I found out this week that my books have been getting ratings and reviews on Goodreads, without any prompting or even knowledge on my part, which is pretty cool. So, I now have an author page on Goodreads, which you can use to shower accolades upon my literary endeavors. (Or just add me as a friend. Either way.)
This is a good chance to kick off a new post series on Daylight Atheism, SF/F Saturdays. Since I’m going to be publishing more fiction in the future, I’ve been wanting to talk more about my favorite sci-fi and fantasy authors and review some of the books that influenced my style or made the biggest impression on me. For the first week, I’m reviewing Neil Stephenson’s 2008 novel Anathem.
Anathem is set on Arbre, an Earthlike world that’s most sharply distinguished from Earth by the existence of the “avout”, men and women who take a vow of poverty and live in walled communities cloistered away from the secular world.
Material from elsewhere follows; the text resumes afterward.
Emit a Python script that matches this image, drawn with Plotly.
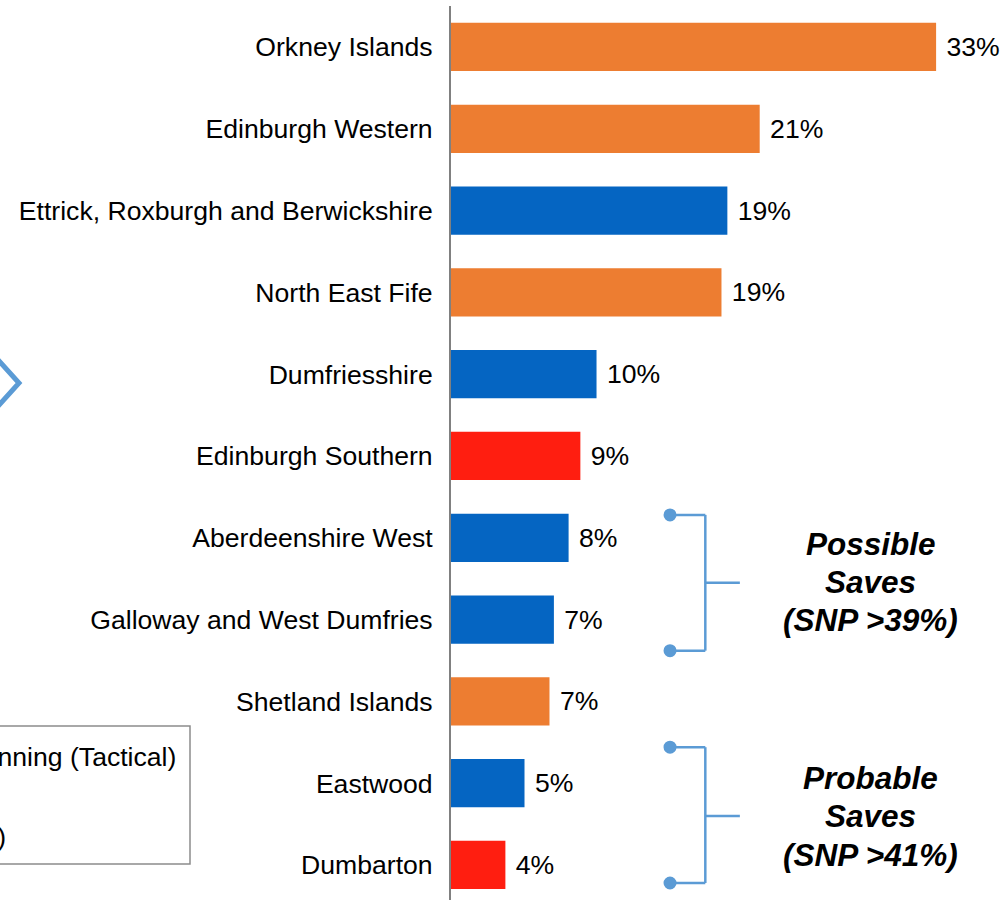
import plotly.graph_objects as go

constituencies = [
    "Orkney Islands", "Edinburgh Western", "Ettrick, Roxburgh and Berwickshire",
    "North East Fife", "Dumfriesshire", "Edinburgh Southern", "Aberdeenshire West",
    "Galloway and West Dumfries", "Shetland Islands", "Eastwood", "Dumbarton",
]
margins = [33.0, 21.0, 18.8, 18.4, 9.9, 8.8, 8.0, 7.0, 6.7, 5.0, 3.7]
labels = ["33%", "21%", "19%", "19%", "10%", "9%", "8%", "7%", "7%", "5%", "4%"]
parties = ["LD", "LD", "CON", "LD", "CON", "LAB", "CON", "CON", "LD", "CON", "LAB"]

possible_lines = ["Possible", "Saves", "(SNP >39%)"]
probable_lines = ["Probable", "Saves", "(SNP >41%)"]
legend_texts = ["Lib Dem winning (Tactical)", "SNP (Target)"]

party_colors = {"LD": "#ED7D31", "CON": "#0565C2", "LAB": "#FF1E10"}
bracket_color = "#5B9BD5"
FONT = "Liberation Sans, Arial, sans-serif"

W, H = 1000, 900
L, T = 451, 6
PLOT_W, PLOT_H = W - L, H - T


def px_x(page_x):
    return (page_x - L) / PLOT_W


def px_y(page_y):
    return (H - page_y) / PLOT_H


fig = go.Figure()
fig.add_trace(go.Bar(
    y=constituencies, x=margins, orientation="h",
    marker=dict(color=[party_colors[p] for p in parties], line=dict(width=0)),
    text=[" " + t for t in labels], textposition="outside", cliponaxis=False,
    textfont=dict(family=FONT, size=26.6, color="#000000"),
    hoverinfo="skip",
))

shapes = []


def bracket(y_top, y_bot, y_mid):
    s = []
    line = dict(color=bracket_color, width=2.5)
    s.append(dict(type="line", xref="x", yref="y", x0=14.9, x1=17.3, y0=y_top, y1=y_top, line=line))
    s.append(dict(type="line", xref="x", yref="y", x0=14.9, x1=17.3, y0=y_bot, y1=y_bot, line=line))
    s.append(dict(type="line", xref="x", yref="y", x0=17.3, x1=17.3, y0=y_top, y1=y_bot, line=line))
    s.append(dict(type="line", xref="x", yref="y", x0=17.3, x1=19.65, y0=y_mid, y1=y_mid, line=line))
    for yy in (y_top, y_bot):
        s.append(dict(type="circle", xref="x", yref="y", xsizemode="pixel", ysizemode="pixel",
                      xanchor=14.9, yanchor=yy, x0=-6.5, x1=6.5, y0=-6.5, y1=6.5,
                      fillcolor=bracket_color, line=dict(width=0)))
    return s


shapes += bracket(5.72, 7.38, 6.55)
shapes += bracket(8.56, 10.22, 9.40)

# chevron partly visible at the left edge
shapes.append(dict(type="path", xref="paper", yref="paper",
                   path=f"M {px_x(-4)} {px_y(357.5)} L {px_x(19)} {px_y(383)} L {px_x(-4)} {px_y(408.5)}",
                   line=dict(color=bracket_color, width=5)))
# legend box partly visible at left
shapes.append(dict(type="rect", xref="paper", yref="paper",
                   x0=px_x(-60), x1=px_x(190), y0=px_y(864), y1=px_y(726),
                   line=dict(color="#8C8C8C", width=1.5), fillcolor="rgba(0,0,0,0)"))

annotations = []
for lines, ys in ((possible_lines, (6.076, 6.540, 7.005)), (probable_lines, (8.936, 9.401, 9.878))):
    for t, yy in zip(lines, ys):
        annotations.append(dict(xref="x", yref="y", x=28.55, y=yy, showarrow=False,
                                xanchor="center", yanchor="middle",
                                text=f"<b><i>{t}</i></b>",
                                font=dict(family=FONT, size=31.5, color="#000000")))

annotations.append(dict(xref="paper", yref="paper", x=px_x(178), y=px_y(757),
                        xanchor="right", yanchor="middle",
                        showarrow=False, text=legend_texts[0],
                        font=dict(family=FONT, size=26.6, color="#000000")))
annotations.append(dict(xref="paper", yref="paper", x=px_x(8), y=px_y(837),
                        xanchor="right", yanchor="middle",
                        showarrow=False, text=legend_texts[1],
                        font=dict(family=FONT, size=26.6, color="#000000")))

fig.update_layout(
    width=W, height=H,
    margin=dict(l=L, r=0, t=T, b=0, pad=0),
    paper_bgcolor="white", plot_bgcolor="white",
    showlegend=False, bargap=0.41, hovermode=False,
    shapes=shapes, annotations=annotations,
    font=dict(family=FONT, size=26.6, color="#000000"),
    xaxis=dict(range=[0, PLOT_W / 14.7], visible=False, showgrid=False, zeroline=False),
    yaxis=dict(range=[10.428, -0.501], showline=True, linecolor="#808080", linewidth=2,
               showgrid=False, zeroline=False, ticks="", ticklabelstandoff=11,
               tickfont=dict(family=FONT, size=26.6, color="#000000")),
)

fig.write_html(
    "out.html",
    config={"displayModeBar": False, "staticPlot": True},
    post_script="document.body.style.margin='0px';document.body.style.overflow='hidden';",
)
They’re like monks and nuns, but instead of prayer or theology, they devote their lives to studying math and science. (There are also conventionally religious people, but they’re a much smaller faction than they are in our world, and the avout think they’re a little ridiculous.)
The avout are divided into four main orders, the Unarians, Decenarians, Centenarians, and Millennarians, who only open their doors to the outside world once every one, ten, hundred or thousand years respectively. The relationship between the avout and the secular power is wary but peaceful, although there’s been war between them in the distant past, culminating in two “Great Sacks” when fear of powerful new technologies developed by the avout spurred the secular power to destroy their communities and scatter them across the world.
The main character is a young avout named Fraa Erasmas, a member of the Decenarian order, who lives in the Concent of Saunt Edhar. He leads a peaceful life of research with his fellow avout, until their existence is interrupted when something astonishing appears in the sky, something that calls their entire view of reality into question, and sends Erasmas and his friends on a pilgrimage across the world and ultimately beyond it.
Because this major plot development happens midway through, it’s hard to discuss the second half of the book without huge spoilers. But it suffices to say that the overarching Big Idea of Anathem is a musing on the many-worlds interpretation of quantum theory and Stephenson’s hypothesis about how it factors into human consciousness. He melds this with a philosophical exploration of Platonic epistemology, the idea that there’s a universe of pure forms of which our world is only an imperfect reflection, like shadows cast on a cave wall. Stephenson’s insight is to ask why there should be only two Platonic levels – and, more speculatively, what would happen if it were possible to travel from one level of reality to another?
Like most of Stephenson’s books, Anathem is a doorstopper. My hardcover copy is 890 pages, not including the appendices – yes, there are appendices, containing dense philosophical dialogues and step-by-step derivations of some of the mathematical theorems that play into the book. Not to give too much away, but there are also whole chapters devoted to arcane philosophical debate in dialogue form, as well as extremely detailed accounts of orbital dynamics and how you maneuver in space. Personally I don’t mind big books, but even so, sometimes it felt like the author was trying to show a little too much of his work.
Stephenson also loves to invent new words, which are sprinkled liberally throughout the text: instead of computers, for example, the Arbrans use “syndevs”, for “syntactic devices”; instead of scientists, they have “theors”. I’m sure he’d defend this as the expected result of language and technology developing along different paths on a parallel world (although if we’re going to follow Translation Convention and present dialogue in English when the characters are speaking the language of their own world, why not just use the English equivalents?), but it makes the first hundred pages or so very confusing, until you figure out what it all means.
But if you’re a fan of big, complex books that aren’t afraid to grapple with profound philosophical questions, you may well enjoy Anathem. Whether or not you agree with the physical theory that Stephenson puts forth, it’s still worth the trip to watch him play with ideas.